• WRITTEN INSTRUCTION
Within the data that follows, set down exactly the lines from the one containing "What matplotlib code" through the one containing "plt.rcParams['font.family'] = ['Liberation", both ends included.

• RECORDS
***

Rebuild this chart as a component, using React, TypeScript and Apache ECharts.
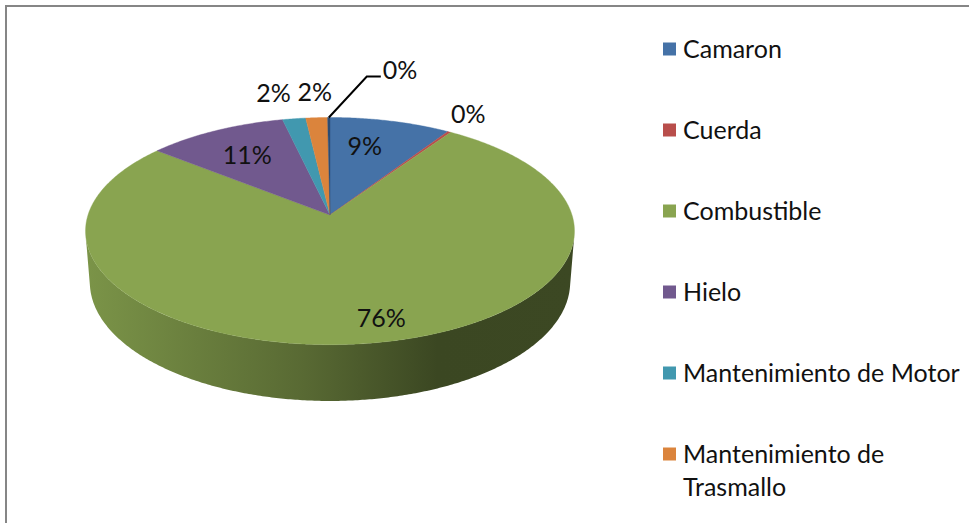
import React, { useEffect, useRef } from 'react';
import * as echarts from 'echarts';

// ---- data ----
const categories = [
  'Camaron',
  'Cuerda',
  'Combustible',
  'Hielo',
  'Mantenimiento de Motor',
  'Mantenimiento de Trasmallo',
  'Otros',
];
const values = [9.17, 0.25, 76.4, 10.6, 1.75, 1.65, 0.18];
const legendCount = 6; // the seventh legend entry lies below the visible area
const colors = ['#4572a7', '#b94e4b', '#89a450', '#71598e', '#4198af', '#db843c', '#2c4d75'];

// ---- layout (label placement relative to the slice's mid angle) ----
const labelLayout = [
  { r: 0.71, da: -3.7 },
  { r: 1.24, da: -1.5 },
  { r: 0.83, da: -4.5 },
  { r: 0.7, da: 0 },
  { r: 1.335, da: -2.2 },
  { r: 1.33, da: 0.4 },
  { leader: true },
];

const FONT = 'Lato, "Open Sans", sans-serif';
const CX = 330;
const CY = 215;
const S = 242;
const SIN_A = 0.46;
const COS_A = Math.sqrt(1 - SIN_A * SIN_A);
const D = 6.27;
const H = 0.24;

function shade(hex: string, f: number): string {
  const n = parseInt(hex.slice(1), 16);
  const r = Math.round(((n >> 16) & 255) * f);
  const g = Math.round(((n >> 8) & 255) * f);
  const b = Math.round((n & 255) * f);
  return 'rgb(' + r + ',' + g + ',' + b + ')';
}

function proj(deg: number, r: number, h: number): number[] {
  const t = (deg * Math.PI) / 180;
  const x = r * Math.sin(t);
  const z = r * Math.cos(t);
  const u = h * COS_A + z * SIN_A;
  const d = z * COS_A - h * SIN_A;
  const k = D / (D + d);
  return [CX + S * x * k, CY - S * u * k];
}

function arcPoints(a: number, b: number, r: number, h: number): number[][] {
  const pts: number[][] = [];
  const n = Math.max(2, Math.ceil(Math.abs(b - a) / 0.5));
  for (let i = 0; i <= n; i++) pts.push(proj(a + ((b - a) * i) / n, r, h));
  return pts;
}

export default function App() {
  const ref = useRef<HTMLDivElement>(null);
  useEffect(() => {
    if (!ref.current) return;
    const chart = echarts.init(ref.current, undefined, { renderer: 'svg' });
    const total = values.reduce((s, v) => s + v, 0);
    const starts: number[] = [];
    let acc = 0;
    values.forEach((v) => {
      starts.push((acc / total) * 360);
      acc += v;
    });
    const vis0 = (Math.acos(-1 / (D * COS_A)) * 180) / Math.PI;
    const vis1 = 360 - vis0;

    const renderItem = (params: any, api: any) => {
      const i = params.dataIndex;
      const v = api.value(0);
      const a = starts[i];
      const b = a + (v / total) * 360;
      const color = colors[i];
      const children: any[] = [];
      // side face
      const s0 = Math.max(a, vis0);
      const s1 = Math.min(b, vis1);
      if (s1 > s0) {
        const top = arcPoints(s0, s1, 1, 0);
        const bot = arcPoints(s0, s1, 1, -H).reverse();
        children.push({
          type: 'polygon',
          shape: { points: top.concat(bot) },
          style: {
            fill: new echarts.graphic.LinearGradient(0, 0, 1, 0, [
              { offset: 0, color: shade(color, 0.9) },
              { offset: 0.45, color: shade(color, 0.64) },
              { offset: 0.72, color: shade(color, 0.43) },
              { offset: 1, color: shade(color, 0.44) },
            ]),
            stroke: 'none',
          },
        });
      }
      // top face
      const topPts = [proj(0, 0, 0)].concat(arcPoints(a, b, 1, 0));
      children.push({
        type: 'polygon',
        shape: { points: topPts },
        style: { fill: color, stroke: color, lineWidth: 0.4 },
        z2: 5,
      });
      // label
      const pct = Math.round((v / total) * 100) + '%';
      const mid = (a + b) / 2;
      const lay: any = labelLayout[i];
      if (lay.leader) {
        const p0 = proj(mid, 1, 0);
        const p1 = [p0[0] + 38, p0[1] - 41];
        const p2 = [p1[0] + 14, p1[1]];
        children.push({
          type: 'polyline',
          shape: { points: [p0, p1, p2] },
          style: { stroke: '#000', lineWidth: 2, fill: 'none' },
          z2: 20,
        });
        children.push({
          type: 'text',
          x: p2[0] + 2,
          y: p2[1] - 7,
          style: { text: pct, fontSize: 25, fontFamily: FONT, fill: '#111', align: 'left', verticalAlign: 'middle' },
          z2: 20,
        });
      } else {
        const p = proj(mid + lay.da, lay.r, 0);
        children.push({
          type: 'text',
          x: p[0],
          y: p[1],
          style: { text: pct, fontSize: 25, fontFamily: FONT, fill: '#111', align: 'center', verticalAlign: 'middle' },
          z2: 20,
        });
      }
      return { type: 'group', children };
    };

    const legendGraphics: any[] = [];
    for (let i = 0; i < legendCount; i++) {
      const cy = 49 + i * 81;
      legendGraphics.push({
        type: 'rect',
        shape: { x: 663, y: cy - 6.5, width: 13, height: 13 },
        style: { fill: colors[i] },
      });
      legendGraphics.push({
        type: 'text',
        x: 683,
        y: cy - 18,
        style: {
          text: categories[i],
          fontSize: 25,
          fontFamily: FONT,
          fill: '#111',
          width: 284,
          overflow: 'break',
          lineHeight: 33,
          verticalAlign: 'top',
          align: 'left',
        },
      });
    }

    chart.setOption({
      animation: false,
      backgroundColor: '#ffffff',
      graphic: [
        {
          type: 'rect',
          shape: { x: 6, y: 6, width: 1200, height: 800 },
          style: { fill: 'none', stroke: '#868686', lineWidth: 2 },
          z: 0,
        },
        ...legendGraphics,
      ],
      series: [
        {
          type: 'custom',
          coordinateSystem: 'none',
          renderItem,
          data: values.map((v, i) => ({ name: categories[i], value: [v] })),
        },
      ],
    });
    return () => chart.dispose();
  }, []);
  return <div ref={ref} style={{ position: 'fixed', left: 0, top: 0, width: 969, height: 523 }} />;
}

***

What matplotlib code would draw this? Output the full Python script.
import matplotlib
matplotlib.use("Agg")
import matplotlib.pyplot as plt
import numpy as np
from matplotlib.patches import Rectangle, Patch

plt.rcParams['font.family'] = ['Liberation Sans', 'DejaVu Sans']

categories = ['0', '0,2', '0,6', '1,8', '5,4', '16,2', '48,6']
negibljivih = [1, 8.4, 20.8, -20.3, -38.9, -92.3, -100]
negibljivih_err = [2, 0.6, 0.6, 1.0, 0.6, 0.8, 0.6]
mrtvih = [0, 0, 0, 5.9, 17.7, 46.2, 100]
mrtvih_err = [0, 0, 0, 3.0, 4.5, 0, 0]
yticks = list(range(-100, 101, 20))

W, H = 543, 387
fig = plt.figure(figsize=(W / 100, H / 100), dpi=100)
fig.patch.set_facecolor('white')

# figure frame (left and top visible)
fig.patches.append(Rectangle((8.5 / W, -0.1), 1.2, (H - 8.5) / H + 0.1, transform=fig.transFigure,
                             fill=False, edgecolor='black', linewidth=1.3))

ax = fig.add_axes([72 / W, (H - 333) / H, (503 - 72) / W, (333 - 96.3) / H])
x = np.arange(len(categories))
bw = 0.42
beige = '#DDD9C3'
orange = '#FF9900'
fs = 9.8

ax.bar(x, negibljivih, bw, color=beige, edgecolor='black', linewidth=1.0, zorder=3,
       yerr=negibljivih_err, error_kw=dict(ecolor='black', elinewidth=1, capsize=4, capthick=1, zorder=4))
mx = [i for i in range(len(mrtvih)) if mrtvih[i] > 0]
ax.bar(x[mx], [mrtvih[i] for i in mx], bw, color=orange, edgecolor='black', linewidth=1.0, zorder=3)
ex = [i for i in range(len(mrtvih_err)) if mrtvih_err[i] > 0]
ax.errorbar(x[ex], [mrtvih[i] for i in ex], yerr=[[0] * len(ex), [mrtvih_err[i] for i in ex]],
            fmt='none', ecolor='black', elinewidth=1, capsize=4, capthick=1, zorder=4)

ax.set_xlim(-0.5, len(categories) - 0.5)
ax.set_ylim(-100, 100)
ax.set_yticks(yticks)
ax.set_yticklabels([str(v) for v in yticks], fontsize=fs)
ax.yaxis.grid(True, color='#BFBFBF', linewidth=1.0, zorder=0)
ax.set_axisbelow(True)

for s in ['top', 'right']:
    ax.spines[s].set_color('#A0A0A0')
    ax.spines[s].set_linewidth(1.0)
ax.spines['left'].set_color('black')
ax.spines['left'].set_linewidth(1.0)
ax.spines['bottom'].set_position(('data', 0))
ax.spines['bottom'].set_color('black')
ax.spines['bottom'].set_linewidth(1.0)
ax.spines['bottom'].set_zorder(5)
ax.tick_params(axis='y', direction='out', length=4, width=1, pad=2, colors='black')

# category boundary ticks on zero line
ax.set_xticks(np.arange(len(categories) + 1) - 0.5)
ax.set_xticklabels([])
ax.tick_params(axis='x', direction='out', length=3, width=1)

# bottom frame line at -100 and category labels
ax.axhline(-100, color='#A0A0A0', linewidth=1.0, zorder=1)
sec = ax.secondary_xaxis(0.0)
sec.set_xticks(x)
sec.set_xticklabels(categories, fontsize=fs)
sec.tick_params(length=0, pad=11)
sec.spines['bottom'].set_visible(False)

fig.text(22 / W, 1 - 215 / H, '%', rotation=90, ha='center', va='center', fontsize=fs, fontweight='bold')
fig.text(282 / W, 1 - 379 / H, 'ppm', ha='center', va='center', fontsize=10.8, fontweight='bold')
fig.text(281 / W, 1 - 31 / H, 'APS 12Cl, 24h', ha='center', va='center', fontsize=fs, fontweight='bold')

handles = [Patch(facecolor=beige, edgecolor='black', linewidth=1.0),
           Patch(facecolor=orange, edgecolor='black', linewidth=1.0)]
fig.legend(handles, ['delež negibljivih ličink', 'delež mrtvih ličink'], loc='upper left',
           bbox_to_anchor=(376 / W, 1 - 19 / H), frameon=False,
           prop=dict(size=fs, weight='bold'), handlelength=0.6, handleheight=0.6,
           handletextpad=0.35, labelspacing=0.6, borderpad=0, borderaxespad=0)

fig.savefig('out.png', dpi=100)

***

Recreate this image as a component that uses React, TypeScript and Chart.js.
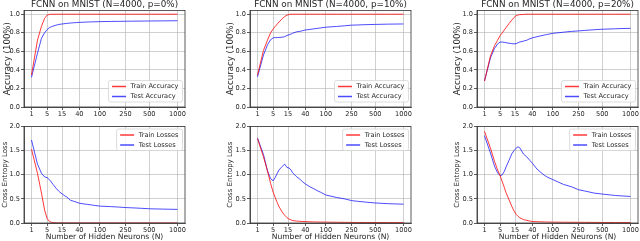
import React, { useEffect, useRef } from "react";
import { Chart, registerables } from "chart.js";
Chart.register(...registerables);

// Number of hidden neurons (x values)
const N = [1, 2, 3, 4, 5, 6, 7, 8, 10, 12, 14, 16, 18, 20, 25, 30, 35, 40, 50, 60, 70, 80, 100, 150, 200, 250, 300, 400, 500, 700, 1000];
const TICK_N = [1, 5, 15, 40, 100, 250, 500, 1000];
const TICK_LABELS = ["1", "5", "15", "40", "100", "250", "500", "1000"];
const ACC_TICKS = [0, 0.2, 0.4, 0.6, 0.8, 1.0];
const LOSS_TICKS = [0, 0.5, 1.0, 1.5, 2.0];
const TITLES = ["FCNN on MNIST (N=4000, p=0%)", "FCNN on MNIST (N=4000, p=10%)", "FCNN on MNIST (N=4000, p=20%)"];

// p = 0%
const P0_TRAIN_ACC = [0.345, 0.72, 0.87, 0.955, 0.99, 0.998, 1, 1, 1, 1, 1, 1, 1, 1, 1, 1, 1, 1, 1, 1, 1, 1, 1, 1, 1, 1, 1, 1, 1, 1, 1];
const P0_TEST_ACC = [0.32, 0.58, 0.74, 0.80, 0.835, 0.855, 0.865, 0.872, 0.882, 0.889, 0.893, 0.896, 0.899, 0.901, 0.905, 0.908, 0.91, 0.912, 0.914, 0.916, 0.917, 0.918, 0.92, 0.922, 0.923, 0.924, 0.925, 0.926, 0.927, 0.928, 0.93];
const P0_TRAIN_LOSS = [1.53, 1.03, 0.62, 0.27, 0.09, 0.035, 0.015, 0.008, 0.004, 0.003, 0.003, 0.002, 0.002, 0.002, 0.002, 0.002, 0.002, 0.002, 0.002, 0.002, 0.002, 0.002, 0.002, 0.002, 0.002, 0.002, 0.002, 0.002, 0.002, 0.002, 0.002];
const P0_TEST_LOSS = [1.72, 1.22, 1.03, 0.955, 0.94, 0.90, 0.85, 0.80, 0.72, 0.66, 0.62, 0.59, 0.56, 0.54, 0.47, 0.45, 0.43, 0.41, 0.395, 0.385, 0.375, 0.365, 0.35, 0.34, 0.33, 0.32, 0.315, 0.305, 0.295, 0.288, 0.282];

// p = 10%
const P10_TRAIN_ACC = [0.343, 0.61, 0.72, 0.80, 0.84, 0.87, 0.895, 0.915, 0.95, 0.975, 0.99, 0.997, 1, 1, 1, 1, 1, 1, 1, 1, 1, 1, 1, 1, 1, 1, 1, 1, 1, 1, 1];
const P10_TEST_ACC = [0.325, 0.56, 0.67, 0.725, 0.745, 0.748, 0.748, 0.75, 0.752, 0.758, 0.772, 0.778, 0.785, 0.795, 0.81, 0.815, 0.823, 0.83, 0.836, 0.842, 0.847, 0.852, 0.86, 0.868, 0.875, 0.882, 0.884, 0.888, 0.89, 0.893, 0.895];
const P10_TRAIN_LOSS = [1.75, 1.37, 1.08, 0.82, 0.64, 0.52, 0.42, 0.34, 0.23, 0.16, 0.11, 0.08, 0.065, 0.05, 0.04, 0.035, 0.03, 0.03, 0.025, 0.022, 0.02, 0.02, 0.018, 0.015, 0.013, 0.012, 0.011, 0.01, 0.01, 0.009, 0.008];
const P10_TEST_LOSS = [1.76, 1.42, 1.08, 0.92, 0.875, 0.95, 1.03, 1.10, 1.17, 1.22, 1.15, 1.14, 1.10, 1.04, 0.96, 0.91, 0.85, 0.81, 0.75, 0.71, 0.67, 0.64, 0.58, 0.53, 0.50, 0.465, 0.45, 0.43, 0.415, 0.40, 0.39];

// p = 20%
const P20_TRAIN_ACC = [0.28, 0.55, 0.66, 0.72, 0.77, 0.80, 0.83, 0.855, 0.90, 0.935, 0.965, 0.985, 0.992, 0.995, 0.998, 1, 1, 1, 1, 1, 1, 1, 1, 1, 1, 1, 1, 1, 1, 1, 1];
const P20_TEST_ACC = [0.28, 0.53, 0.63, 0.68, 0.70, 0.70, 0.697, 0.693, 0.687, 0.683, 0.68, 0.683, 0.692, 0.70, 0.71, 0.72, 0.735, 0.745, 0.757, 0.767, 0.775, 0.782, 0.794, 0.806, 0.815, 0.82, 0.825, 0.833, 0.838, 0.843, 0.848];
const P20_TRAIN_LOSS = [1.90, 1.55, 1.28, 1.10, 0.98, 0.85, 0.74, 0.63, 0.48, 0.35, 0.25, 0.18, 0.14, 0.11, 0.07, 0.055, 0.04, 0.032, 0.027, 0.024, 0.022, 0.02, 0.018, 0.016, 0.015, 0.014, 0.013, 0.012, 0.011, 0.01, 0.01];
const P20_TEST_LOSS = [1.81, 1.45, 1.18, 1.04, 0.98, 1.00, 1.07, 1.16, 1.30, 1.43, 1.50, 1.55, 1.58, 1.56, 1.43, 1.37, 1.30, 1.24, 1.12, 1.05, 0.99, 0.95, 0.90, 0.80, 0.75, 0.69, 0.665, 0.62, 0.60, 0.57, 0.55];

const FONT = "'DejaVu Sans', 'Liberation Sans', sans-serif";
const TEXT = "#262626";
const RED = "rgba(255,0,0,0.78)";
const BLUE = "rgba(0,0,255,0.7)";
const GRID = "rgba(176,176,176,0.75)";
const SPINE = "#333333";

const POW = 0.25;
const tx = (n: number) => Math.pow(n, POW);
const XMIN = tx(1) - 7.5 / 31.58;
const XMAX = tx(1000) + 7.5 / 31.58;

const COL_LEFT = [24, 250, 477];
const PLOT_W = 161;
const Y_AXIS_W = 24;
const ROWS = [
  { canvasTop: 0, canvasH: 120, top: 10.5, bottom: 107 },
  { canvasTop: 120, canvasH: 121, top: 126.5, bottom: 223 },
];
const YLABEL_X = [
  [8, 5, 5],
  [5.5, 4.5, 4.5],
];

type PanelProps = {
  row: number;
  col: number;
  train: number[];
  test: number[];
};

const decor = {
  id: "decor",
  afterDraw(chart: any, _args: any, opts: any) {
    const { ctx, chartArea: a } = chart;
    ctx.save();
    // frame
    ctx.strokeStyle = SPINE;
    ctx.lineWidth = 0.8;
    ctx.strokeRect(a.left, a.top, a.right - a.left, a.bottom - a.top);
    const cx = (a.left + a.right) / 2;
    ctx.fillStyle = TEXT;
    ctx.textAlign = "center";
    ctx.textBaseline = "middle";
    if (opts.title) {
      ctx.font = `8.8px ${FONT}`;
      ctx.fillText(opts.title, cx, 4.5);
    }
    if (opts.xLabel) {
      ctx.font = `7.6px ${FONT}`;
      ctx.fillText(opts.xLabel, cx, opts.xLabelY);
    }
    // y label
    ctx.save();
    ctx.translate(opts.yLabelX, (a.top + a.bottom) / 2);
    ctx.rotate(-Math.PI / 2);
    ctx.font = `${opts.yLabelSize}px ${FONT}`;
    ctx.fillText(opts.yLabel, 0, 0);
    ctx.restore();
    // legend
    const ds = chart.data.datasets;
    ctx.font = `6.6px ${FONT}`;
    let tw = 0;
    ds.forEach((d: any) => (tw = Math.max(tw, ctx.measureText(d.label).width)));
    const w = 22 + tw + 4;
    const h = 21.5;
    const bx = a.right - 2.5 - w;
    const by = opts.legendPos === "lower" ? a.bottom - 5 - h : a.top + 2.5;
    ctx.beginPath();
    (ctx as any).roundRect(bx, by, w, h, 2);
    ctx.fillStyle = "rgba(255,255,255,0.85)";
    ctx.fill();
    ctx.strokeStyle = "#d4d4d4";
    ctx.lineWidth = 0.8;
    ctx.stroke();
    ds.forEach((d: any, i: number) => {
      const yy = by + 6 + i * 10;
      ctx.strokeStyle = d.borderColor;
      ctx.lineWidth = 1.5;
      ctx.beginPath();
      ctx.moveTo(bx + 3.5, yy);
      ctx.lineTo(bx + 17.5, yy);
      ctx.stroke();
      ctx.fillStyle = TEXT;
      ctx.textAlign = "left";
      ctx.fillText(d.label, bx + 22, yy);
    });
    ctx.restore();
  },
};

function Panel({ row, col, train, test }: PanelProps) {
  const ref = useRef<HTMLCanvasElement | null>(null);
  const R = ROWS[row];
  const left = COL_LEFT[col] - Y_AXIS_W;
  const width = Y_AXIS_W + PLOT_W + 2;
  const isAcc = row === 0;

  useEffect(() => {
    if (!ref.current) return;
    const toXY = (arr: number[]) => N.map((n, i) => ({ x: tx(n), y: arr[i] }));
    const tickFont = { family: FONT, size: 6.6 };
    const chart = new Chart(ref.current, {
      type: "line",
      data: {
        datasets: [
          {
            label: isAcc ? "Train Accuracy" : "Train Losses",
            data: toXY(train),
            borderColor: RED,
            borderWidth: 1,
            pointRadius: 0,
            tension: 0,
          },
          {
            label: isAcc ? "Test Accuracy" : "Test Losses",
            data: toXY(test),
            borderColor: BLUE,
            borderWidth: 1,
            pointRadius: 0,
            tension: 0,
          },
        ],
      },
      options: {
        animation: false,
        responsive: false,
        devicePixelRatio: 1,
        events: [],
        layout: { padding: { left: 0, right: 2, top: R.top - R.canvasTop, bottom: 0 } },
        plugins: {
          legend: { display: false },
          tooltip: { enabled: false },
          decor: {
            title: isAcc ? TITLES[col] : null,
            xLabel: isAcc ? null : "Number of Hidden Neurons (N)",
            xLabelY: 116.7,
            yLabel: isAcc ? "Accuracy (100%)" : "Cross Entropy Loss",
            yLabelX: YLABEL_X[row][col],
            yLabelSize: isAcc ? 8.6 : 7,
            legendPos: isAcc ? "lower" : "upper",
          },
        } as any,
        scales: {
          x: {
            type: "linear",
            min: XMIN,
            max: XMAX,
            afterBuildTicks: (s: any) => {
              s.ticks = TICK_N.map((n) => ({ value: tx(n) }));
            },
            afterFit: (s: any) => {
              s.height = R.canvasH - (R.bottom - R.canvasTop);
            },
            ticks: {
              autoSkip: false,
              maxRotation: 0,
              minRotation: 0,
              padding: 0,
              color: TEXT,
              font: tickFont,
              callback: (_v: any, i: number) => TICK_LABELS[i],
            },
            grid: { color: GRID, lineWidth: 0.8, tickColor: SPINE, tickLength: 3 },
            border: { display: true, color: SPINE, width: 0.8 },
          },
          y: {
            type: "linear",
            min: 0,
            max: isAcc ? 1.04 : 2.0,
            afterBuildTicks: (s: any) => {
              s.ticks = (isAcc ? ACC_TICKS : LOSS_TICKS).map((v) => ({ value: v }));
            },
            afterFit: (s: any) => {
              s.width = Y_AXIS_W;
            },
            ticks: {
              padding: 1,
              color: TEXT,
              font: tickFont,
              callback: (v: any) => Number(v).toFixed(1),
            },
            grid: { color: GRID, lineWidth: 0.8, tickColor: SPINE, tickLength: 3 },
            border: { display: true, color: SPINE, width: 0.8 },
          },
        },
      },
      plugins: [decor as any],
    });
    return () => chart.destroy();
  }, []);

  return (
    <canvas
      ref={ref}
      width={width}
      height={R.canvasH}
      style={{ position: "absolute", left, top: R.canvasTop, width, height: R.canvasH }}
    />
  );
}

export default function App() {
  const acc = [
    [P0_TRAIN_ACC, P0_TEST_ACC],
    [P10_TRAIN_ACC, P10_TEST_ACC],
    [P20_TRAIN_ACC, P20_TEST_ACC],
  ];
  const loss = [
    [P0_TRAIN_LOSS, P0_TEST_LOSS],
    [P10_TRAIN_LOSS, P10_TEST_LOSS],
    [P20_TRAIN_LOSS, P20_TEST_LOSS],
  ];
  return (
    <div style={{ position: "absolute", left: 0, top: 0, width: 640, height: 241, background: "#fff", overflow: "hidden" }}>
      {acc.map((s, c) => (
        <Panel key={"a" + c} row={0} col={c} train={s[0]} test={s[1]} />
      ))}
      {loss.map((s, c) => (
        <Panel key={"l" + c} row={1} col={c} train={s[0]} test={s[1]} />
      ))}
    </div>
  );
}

***

• EXPECTED OUTPUT
What matplotlib code would draw this? Output the full Python script.
import matplotlib
matplotlib.use("Agg")
import matplotlib.pyplot as plt
import numpy as np
from matplotlib.patches import Rectangle, Patch

plt.rcParams['font.family'] = ['Liberation Sans', 'DejaVu Sans']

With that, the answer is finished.